Ghana Police Service
At the time that we incessantly claimed that the Ghana Police Service was afflicted with integrity challenges, a few skeptics doubted our conclusion, not so though the majority of Ghanaians.
With the latest development about how unqualified persons were recruited into the various recruit training centres across the country, a legitimate question about how the breach was perpetrated should be posed. The cat has actually been let out of the bag and we think that when the searchlight is beamed on the other security agencies such as the Ghana Immigration Service and the Prisons Service, including the Customs Division of the Ghana Revenue Service, similar anomalies would be unearthed.
When the police system, part of the justice administration chain, suffers such a blemish the extent of degeneration of the country can be gauged more easily.
With the academic standards lowered or even non-existent, there is no gainsaying the fact that background checks of recruits are easily thrown to the dogs as bad politicians remotely take over the screening process.
The outcome is the enlistment of potential armed robbers who would not hesitate to waylay bullion vans on the highways, empirical evidence abounding to prove this assertion.

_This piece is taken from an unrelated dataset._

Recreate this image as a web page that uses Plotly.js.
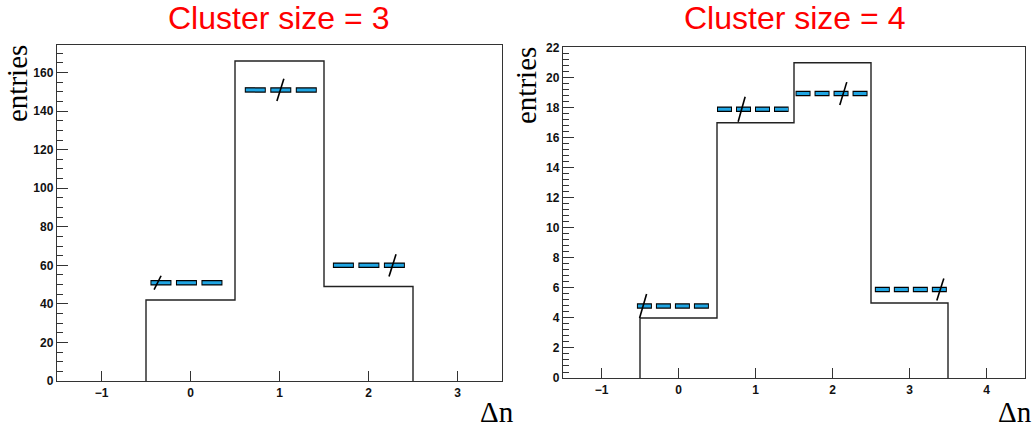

What is the relationship between the discovery by the Acting Inspector General of Police (IGP), who appears set to take sweeping measures to clean the dirty stable of the filth it has been enmeshed in for the past years and the recruitment scam which hit the institution a few years ago?
We must doff our hats for the early signs of positive actions which the Acting IGP appears intent on pursuing to rid the Ghana Police Service of the bad baggage it has carried for some time now and much to the detriment of efficient enforcement of the law.
We are tempted to believe that should a probe be instituted into the mess, names would pop up who succumbed to the dictates of reckless politicians to breach the standards of an otherwise disciplined security organization.
Haven’t others passed through the mill in the past few years of the administration of the immediate past Chief Constable who did not meet the academic standards of the system but only dangled the NDC membership card?
Would Superintendent Cephas Arthur, Public Relations Director, keep his intervention to himself because nobody believes him any longer as a spokesperson of the Police Service? Â Following the publication of the story about the scandal, he has characteristically jumped into the fray to state that the figure of those sacked is not 3,000 as being peddled. We wonder which media organization mentioned that figure anyway. It is a bad story, regardless of the statistic, and he better give us a brake and not get on our nerves with an unnecessary intervention which can only raise the adrenalin level of Ghanaians further.
He was part of the negative image of the police because he could not give the appropriate counsel to his superiors when they needed it.
A PR man is not only a spokesperson to his organization, but one who renders productive counsel to his superiors.
It is our position that a probe be initiated into how the anomalies ensued in the recruitment process of the police. They are prepared to pluck the eyes of their compatriots for simply demonstrating against a bad government because after all, the standards were wavered for them to be recruited into the police.
Those who agreed to be accessories for the commitment of the absurdities must be named, shamed and showed the exit for being responsible for the sorry state of the Ghana Police Service today.